Jacques Roubaud, Ode à la ligne 29 des autobus parisiens

Roubaud l’Ilote de la Cité

Sous cou­vert de vaca­tion far­cesque, le der­nier livre de Jacques Rou­baud atteint des som­mets de cuis­tre­rie. Pour­tant l’auteur avait déjà habi­tué à bien des amphi­gou­rismes dans ses diverses méta­ma­thé­ma­tiques du lan­gage poé­tique. Dans cette ode, le pié­ton de Paris (thème récur­rent d’une poé­sie chère aux tableaux pari­siens) se trans­forme en client d’une ligne de bus. Pour l’évoquer, celui qui aime à croire qu’il capte la tem­pête des âmes et les flots de visages se veut sou­dain badin. Cela n’arrange en rien sa poé­sie.
A coup de vers « savam­ment » (sic) cou­pés d’un espace (sans doute expé­ri­men­tal…), les licences ortho­gra­phiques (escar­got devient « escargo », posent, « pozent » , insi­nuant, « hin­si­nuant », hélas, « hélace », etc., etc.) se veulent « sen­siques » mais tombent à plat. Et pour pro­vo­quer la pâmoi­son, comme de telles har­diesses risquent ( à juste titre ) de n’être pas suf­fi­santes, il remet une couche à tra­vers un confit de termes pré­cieux et ridi­cules : on citera — pris au hasard tant ça four­mille — son    «auto­mé­don », son « tissu hépé », ses verbes « osten­der », « gron­doyer ». La vul­gate se croit drô­la­tique. Mais le for­ge­ron d’un lan­gage pseudo rabe­lai­sien ramène la comé­die ver­bale au niveau de l’almanach Ver­mot. Toutes les passes de cape du toréa­dor des trot­toirs se pré­tendent autant maté­ria­listes que caba­lis­tiques mais elles se délitent en tours de passe-passe aux coïts mièvres.

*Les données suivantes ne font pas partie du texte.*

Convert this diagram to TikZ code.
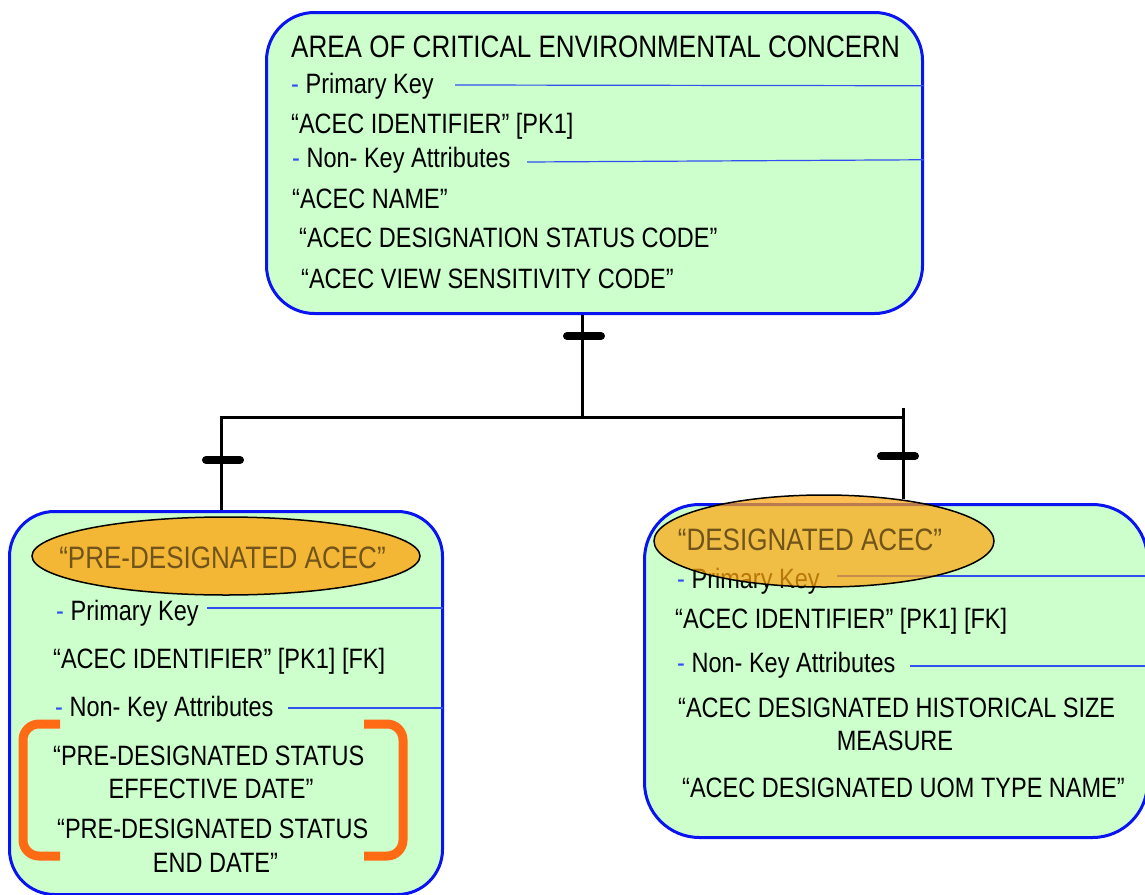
\documentclass[tikz,border=0pt]{standalone}
\usepackage{fontspec}
\setmainfont{Liberation Sans}[FakeStretch=0.84]
\usetikzlibrary{shapes.geometric}
\definecolor{boxgreen}{HTML}{CCFFCC}
\definecolor{boxblue}{HTML}{0A14F0}
\definecolor{keyblue}{HTML}{3050F0}
\definecolor{ovalfill}{HTML}{FFA510}
\definecolor{ovaltext}{HTML}{70541C}
\definecolor{bracketorange}{HTML}{FF6A14}
\newcommand{\keydash}{{\color{keyblue}-}}
\begin{document}
\begin{tikzpicture}[x=1pt,y=-1pt,
  entity/.style={draw=boxblue, line width=3pt, fill=boxgreen, rounded corners=48pt,
    inner sep=0pt, anchor=north west},
  body/.style={inner sep=0pt, font=\fontsize{28}{32}\selectfont},
  lefttext/.style={body, anchor=base west},
  midtext/.style={body, anchor=base},
  titletext/.style={inner sep=0pt, anchor=base west, font=\fontsize{31}{35}\selectfont},
  ovallabel/.style={inner sep=0pt, anchor=base, text=ovaltext, font=\fontsize{31}{35}\selectfont},
  oval/.style={ellipse, draw=black, line width=1.5pt, fill=ovalfill, fill opacity=0.8, inner sep=0pt},
  keyline/.style={draw=keyblue, line width=1.2pt},
  link/.style={draw=black, line width=3pt},
  tickmark/.style={draw=black, line width=8pt, line cap=round},
  bracket/.style={draw=bracketorange, line width=9pt, rounded corners=16pt}]

\useasboundingbox (0,0) rectangle (1145,894);

% ---------- parent entity ----------
\node[entity, minimum width=656pt, minimum height=301pt] (acec) at (265,11) {};
\node[titletext] (acectitle) at (291,57) {AREA OF CRITICAL ENVIRONMENTAL CONCERN};
\node[lefttext] (acecpk) at (291,93) {\keydash{} Primary Key};
\node[lefttext] (acecid) at (291,133) {“ACEC IDENTIFIER” [PK1]};
\node[lefttext] (acecnk) at (292,167) {\keydash{} Non- Key Attributes};
\node[lefttext] (acecname) at (292,208) {“ACEC NAME”};
\node[lefttext] (acecdsc) at (299,247) {“ACEC DESIGNATION STATUS CODE”};
\node[lefttext] (acecvsc) at (301,288) {“ACEC VIEW SENSITIVITY CODE”};
\draw[keyline] (455,85) -- (acecpk.east -| acec.east);
\draw[keyline] (527,162) -- (acecnk.east -| acec.east);

% ---------- pre-designated subtype ----------
\node[entity, minimum width=433pt, minimum height=383pt, rounded corners=45pt] (pre) at (8,510) {};
\node[oval, minimum width=388pt, minimum height=78pt] (preoval) at (226,556) {};
\node[ovallabel] (prelabel) at (222.5,568) {“PRE-DESIGNATED ACEC”};
\node[lefttext] (prepk) at (56,620) {\keydash{} Primary Key};
\node[lefttext] (preid) at (53,668) {“ACEC IDENTIFIER” [PK1] [FK]};
\node[lefttext] (prenk) at (55,716) {\keydash{} Non- Key Attributes};
\node[lefttext] (preeff1) at (53,765) {“PRE-DESIGNATED STATUS};
\node[midtext] (preeff2) at (211,798) {EFFECTIVE DATE”};
\node[lefttext] (preend1) at (57,838) {“PRE-DESIGNATED STATUS};
\node[midtext] (preend2) at (215.5,872) {END DATE”};
\draw[keyline] (207,608) -- (443,608);
\draw[keyline] (288,708) -- (443,708);
\draw[bracket] (60,724) -- (23,724) -- (23,856) -- (60,856);
\draw[bracket] (364,724) -- (403,724) -- (403,856) -- (364,856);

% ---------- designated subtype ----------
\node[entity, minimum width=503pt, minimum height=333pt, rounded corners=55pt] (des) at (643,503) {};
\node[lefttext] (despk) at (677,588) {\keydash{} Primary Key};
\draw[keyline] (837,576) -- (1146,576);
\node[oval, minimum width=340pt, minimum height=92pt, fill opacity=0.72] (desoval) at (824,541) {};
\node[ovallabel] (deslabel) at (810,550) {“DESIGNATED ACEC”};
\node[lefttext] (desid) at (675,628) {“ACEC IDENTIFIER” [PK1] [FK]};
\node[lefttext] (desnk) at (677,672) {\keydash{} Non- Key Attributes};
\draw[keyline] (910,666) -- (1146,666);
\node[lefttext] (deshist) at (678,717) {“ACEC DESIGNATED HISTORICAL SIZE};
\node[midtext] (desmeas) at (895,750) {MEASURE};
\node[lefttext] (desuom) at (682,797) {“ACEC DESIGNATED UOM TYPE NAME”};

% ---------- subtype relationship ----------
\coordinate (hub) at (582,417);
\coordinate (hubleft) at (220,417);
\coordinate (hubright) at (903,417);
\coordinate (preleg) at (221,417);
\coordinate (rightstub) at (903,408);
\draw[link] (acec.south -| hub) -- (hub);
\draw[link] (hubleft) -- (hubright);
\draw[link] (preleg) -- (pre.north -| preleg);
\draw[link] (rightstub) -- (desoval.28 -| rightstub);
\coordinate (tickparent) at (584,336);
\coordinate (tickpre) at (223,460);
\coordinate (tickdes) at (898,456);
\draw[tickmark] ([xshift=-17pt]tickparent) -- ([xshift=17pt]tickparent);
\draw[tickmark] ([xshift=-17pt]tickpre) -- ([xshift=17pt]tickpre);
\draw[tickmark] ([xshift=-17pt]tickdes) -- ([xshift=17pt]tickdes);
\end{tikzpicture}
\end{document}
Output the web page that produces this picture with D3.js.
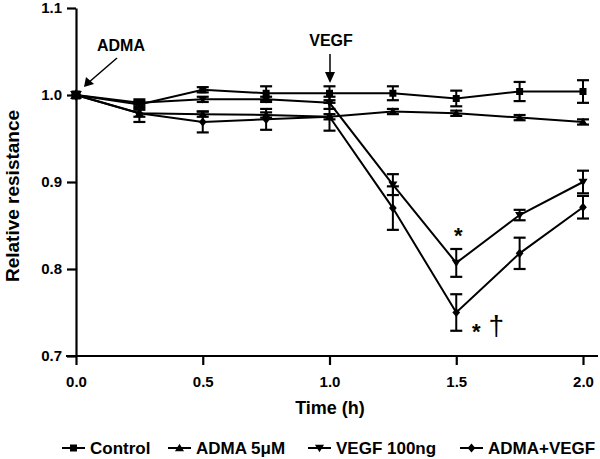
<!DOCTYPE html>
<html><head><meta charset="utf-8">
<script src="https://cdn.jsdelivr.net/npm/d3@7"></script>
<style>
body{margin:0;background:#fff;}
svg{font-family:"Liberation Sans",Arial,sans-serif;font-weight:bold;}
</style></head>
<body><svg id="c" width="600" height="459"></svg>
<script>
const times = [0, 0.25, 0.5, 0.75, 1.0, 1.25, 1.5, 1.75, 2.0];
const seriesNames = ["Control", "ADMA 5\u03bcM", "VEGF 100ng", "ADMA+VEGF"];
const controlVals = [1.0, 0.989, 1.006, 1.002, 1.002, 1.002, 0.996, 1.004, 1.004];
const controlErr  = [0, 0.004, 0.003, 0.008, 0.008, 0.008, 0.009, 0.011, 0.013];
const admaVals    = [1.0, 0.979, 0.978, 0.977, 0.975, 0.981, 0.979, 0.974, 0.969];
const admaErr     = [0, 0.004, 0.003, 0.003, 0.003, 0.003, 0.003, 0.003, 0.003];
const vegfVals    = [1.0, 0.991, 0.995, 0.995, 0.991, 0.897, 0.807, 0.862, 0.900];
const vegfErr     = [0, 0.004, 0.003, 0.003, 0.007, 0.012, 0.016, 0.006, 0.013];
const comboVals   = [1.0, 0.979, 0.969, 0.972, 0.975, 0.870, 0.750, 0.818, 0.871];
const comboErr    = [0, 0.010, 0.012, 0.012, 0.016, 0.025, 0.021, 0.018, 0.013];
const xTicks = [0, 0.5, 1.0, 1.5, 2.0];
const yTicks = [0.7, 0.8, 0.9, 1.0, 1.1];

const series = [
  {name: seriesNames[0], vals: controlVals, err: controlErr, sym: "square"},
  {name: seriesNames[1], vals: admaVals, err: admaErr, sym: "up"},
  {name: seriesNames[2], vals: vegfVals, err: vegfErr, sym: "down"},
  {name: seriesNames[3], vals: comboVals, err: comboErr, sym: "diamond"}
];

const svg = d3.select("#c");
const x = d3.scaleLinear().domain([0, 2]).range([76, 583]);
const y = d3.scaleLinear().domain([0.7, 1.1]).range([356, 8]);

// axes
const xAxis = svg.append("g").attr("transform", `translate(0,${y(0.7)})`)
  .call(d3.axisBottom(x).tickValues(xTicks).tickFormat(d3.format(".1f")).tickSize(9).tickSizeOuter(0));
xAxis.select(".domain").attr("d", `M${x(0)-10},0H598`);
const yAxis = svg.append("g").attr("transform", `translate(${x(0)},0)`)
  .call(d3.axisLeft(y).tickValues(yTicks).tickFormat(d3.format(".1f")).tickSize(9).tickSizeOuter(0));
svg.selectAll(".domain, .tick line").attr("stroke", "#000").attr("stroke-width", 2.2);
xAxis.selectAll(".tick text").attr("font-size", 15).attr("font-weight", "bold").attr("dy", "1.25em").attr("fill", "#000");
yAxis.selectAll(".tick text").attr("font-size", 15).attr("font-weight", "bold").attr("fill", "#000").attr("dx", "-2");

svg.append("text").attr("x", 330).attr("y", 414).attr("text-anchor", "middle")
  .attr("font-size", 18).text("Time (h)");
svg.append("text").attr("transform", "translate(19,196) rotate(-90)").attr("text-anchor", "middle")
  .attr("font-size", 19).text("Relative resistance");

function symPath(sym, s) {
  if (sym === "square") return d3.symbol(d3.symbolSquare, s * s)();
  if (sym === "up") return `M0,${-s*0.6}L${s*0.65},${s*0.45}L${-s*0.65},${s*0.45}Z`;
  if (sym === "down") return `M0,${s*0.6}L${s*0.65},${-s*0.45}L${-s*0.65},${-s*0.45}Z`;
  return `M0,${-s*0.65}L${s*0.55},0L0,${s*0.65}L${-s*0.55},0Z`;
}

const line = d3.line().x((d, i) => x(times[i])).y(d => y(d));
series.forEach(s => {
  svg.append("path").attr("d", line(s.vals)).attr("fill", "none").attr("stroke", "#000").attr("stroke-width", 2);
  const g = svg.append("g");
  s.vals.forEach((v, i) => {
    const e = s.err[i];
    if (e > 0) {
      const cx = x(times[i]);
      g.append("line").attr("x1", cx).attr("x2", cx).attr("y1", y(v - e)).attr("y2", y(v + e)).attr("stroke", "#000").attr("stroke-width", 2);
      [v - e, v + e].forEach(t => g.append("line").attr("x1", cx - 6).attr("x2", cx + 6).attr("y1", y(t)).attr("y2", y(t)).attr("stroke", "#000").attr("stroke-width", 2.2));
    }
    g.append("path").attr("d", symPath(s.sym, i === 0 ? 9 : 7)).attr("transform", `translate(${x(times[i])},${y(v)})`).attr("fill", "#000");
  });
});

// annotations
svg.append("text").attr("x", 97).attr("y", 51).attr("font-size", 16).text("ADMA");
svg.append("line").attr("x1", 117).attr("y1", 58).attr("x2", 88).attr("y2", 83).attr("stroke", "#000").attr("stroke-width", 1.5);
svg.append("path").attr("d", "M84,87L86,77L94,84Z").attr("fill", "#000");
svg.append("text").attr("x", 331).attr("y", 46).attr("text-anchor", "middle").attr("font-size", 16).text("VEGF");
svg.append("line").attr("x1", 330).attr("y1", 54).attr("x2", 330).attr("y2", 74).attr("stroke", "#000").attr("stroke-width", 1.5);
svg.append("path").attr("d", "M330,83L325,72L335,72Z").attr("fill", "#000");
svg.append("text").attr("x", x(1.5) + 2).attr("y", y(0.807) - 20).attr("text-anchor", "middle").attr("font-size", 22).attr("font-weight", "bold").text("*");
svg.append("text").attr("x", x(1.5) + 20).attr("y", y(0.75) + 26).attr("text-anchor", "middle").attr("font-size", 22).attr("font-weight", "bold").text("*");
svg.append("text").attr("x", x(1.5) + 40).attr("y", y(0.75) + 22).attr("text-anchor", "middle").attr("font-size", 28).attr("font-weight", "normal").text("\u2020");

// legend
const legX = [62, 168, 308, 460];
series.forEach((s, i) => {
  const lx = legX[i], ly = 448;
  svg.append("line").attr("x1", lx).attr("x2", lx + 23).attr("y1", ly).attr("y2", ly).attr("stroke", "#000").attr("stroke-width", 2);
  svg.append("path").attr("d", symPath(s.sym, 7)).attr("transform", `translate(${lx + 11.5},${ly})`).attr("fill", "#000");
  svg.append("text").attr("x", lx + 28).attr("y", ly + 6).attr("font-size", 17).text(s.name);
});
</script></body></html>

L’auteur a dû sen­tir le peu d’intérêt d’un tel « road movie ». Il a donc fait appel pour son odys­sée en ode­lette à tout un jeu de colo­ra­tions plas­tiques de ses mots grâce aux inter­ven­tions des pro­fes­seurs et des élèves de l’école Estienne. Le livre est donc quant à sa fac­ture plas­tique par­fai­te­ment soi­gné. Mais l’habit ne fait pas le moine. Il offre ce qu’on consi­dé­rera benoî­te­ment et  au mieux comme un péché de vieillesse.
De la tur­lutte poé­tique ne jaillit qu’un sirop imbu­vable. De cette boîte  à malices ratées ou à mer­veilles éven­tées, tout ce qui sort sent la pose et le super­flu. Rou­baud, chan­geant de registre, s’y veut fou­tri­quet mais il appa­raît plus poseur que dans ses pen­sums. Ses pré­ten­dues vilaines pen­sées ne finissent pas — tant s’en faut — en légendes drô­la­tiques. Trop bien réglé, le jeu des digres­sions lan­ga­gières tourne à vide. Que l’auteur s’en amuse est une chose. Qu’il exhibe sous vers de mir­li­ton son babil labo­rieux avec une telle suf­fi­sance en est une autre.  La ligne 28 ne largue en rien les amarres pour rejoindre l’Atlantide lit­té­raire. Il ne suf­fit pas de mon­ter dans un bus et tra­ver­ser Paris pour se croire un Que­neau et esti­mer pou­voir faire la nique à ses Exer­cices de Style et autre Zazie. Il est vrai qu’à l’inverse du clone de Rou­baud, la sacrée gamine était cen­sée prendre le métro.

jean-paul gavard-perret

Jacques Rou­baud, Ode à la ligne 29 des auto­bus pari­siens, Edi­tions Attila, 2013, 124 p. - 16,00 euros.